The Downtown Historic District
Downtown is significant for its portrayal of the economic growth and development of the city, and for its architecture as a showcase of late 19th and early 20th century commercial styles. Historically, during the late 19th century, Hagerstown became a leading manufacturing city and a rail center in Maryland. This resulted in a great population growth and a commercial boom period that occurred between 1880 and 1920. This economic boom is reflected in the almost total redevelopment and transformation of the downtown commercial area during that period. Large hotels catering to rail and automobile travelers were built and commercial establishments were either remodeled or newly built to reflect the prosperity. Nearly all of the buildings are representative of popular commercial styles of the turn of the century. The favored architectural expression was the Italianate style consisting of two and three story buildings with prominent bracketed cornices; elaborate Baroque and Neoclassical forms associated with the Beaux Arts style; and a very simple early 20th century commercial style featuring strongly rectilinear forms. Pivotal buildings in the district are the Washington County Court House and the Hagerstown City Hall, which helped to establish the direction of commercial growth along West Washington and North Potomac Streets.
Significant historic resources in the district include the Maryland Theatre, First Hose Fire Company, Colonial Theater, Masonic Temple, Barnwood Books Building, St. John's Lutheran Church, Kohler Building, Baldwin House, Routzahn's Department Store Building, Delta Building, the Courthouse, the Miller House, Kneisley Building, the Old Library, the Roslyn, 119 N. Potomac Street, the Pioneer Hook & Ladder Firehouse, the Knights of Pythias Castle, the Post Office, Grunnell Building, Wolf Building, and Thomas Building.
The Potomac-Broadway Historic District
This beautiful district consists largely of a late 19th and early 20th century residential area with most buildings dating from 1870-1930. Major architectural styles found in the district are Second Empire, High Victorian Gothic, Queen Anne, Colonial Revival, Spanish Colonial Revival, and American Foursquare. The district contains large prestigious mansions, slightly smaller scale single-family houses, more modest houses and duplexes, apartments, and urban townhouses. The townhouses contain both commercial and residential uses. The mansions on the west side of North Potomac Street and Oak Hill Avenue are set well back from the street by tree-shaded front lawns. The homes on the east side of North Potomac Street and Oak Hill Avenue and on Broadway and E. North Avenue contain smaller front yards than those of the mansions.
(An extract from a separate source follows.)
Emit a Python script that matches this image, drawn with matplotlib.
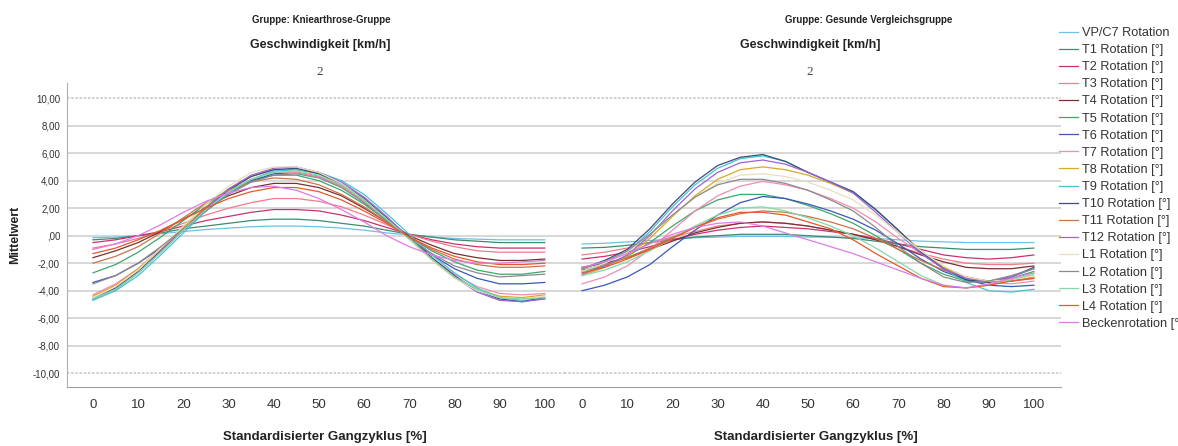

The townhouses on lower Potomac Street and on North Locust Street are set against the sidewalk. Together these buildings and settings portray the growth and development of Hagerstown from the late 19th century through its major commercial/industrial boom period from about 1880 to the 1930's. The 400 block of North Potomac Street and 600 block of Oak Hill Avenue contained the homes of Hagerstown's business leaders who either created or rode the tide of the economic boom to great prosperity. The district was also home to insurance brokers, jewelers and executives with numerous manufacturing companies and banking establishments. Many salesmen, clerks, mid-level executives and craftsmen lived on Broadway and North Avenue. The district is located between the Oak Hill and Downtown Historic Districts.
South Prospect Street
South Prospect Street is a 19th and early 20th century residential neighborhood located along the crest of a hill. The street stretches for three blocks and is lined with more than fifty structures representing America's varied and strong architectural heritage. The buildings line a tree-shaded avenue and express a uniformity of quality and scale which ties South Prospect Street into an important urban streetscape. Although many of the buildings have been adapted for purposes other than the original uses and some have undergone renovations, most of the structures and the street as a whole still retain the environmental quality characteristic of the area in the early 1900's. It is the variety of architectural styles that gives South Prospect Street its strongest and most significant character. The styles represented include Neoclassical, Classical Revival, Gothic Revival, Italianate, Second Empire and Queen Anne. The only non-domestic buildings are the St. John's Episcopal Church and the First Presbyterian Church. Both churches were erected in the early 1870's and are Gothic Revival stone structures. South Prospect Street is said to have been opened in 1832 by William D. Bell who widened a small alley into the present street. Antietam Street is spanned by a bridge, known locally as the "dry bridge," with an ornamental metal railing and a flight of masonry steps leading down to the lower street. The bridge was rebuilt in the summer of 1976. The railing appears to date from the early 1900's and bears the name "B.F. Null and Son, Hagerstown." Although the street has been paved in recent years, many of the early brick sidewalks still remain.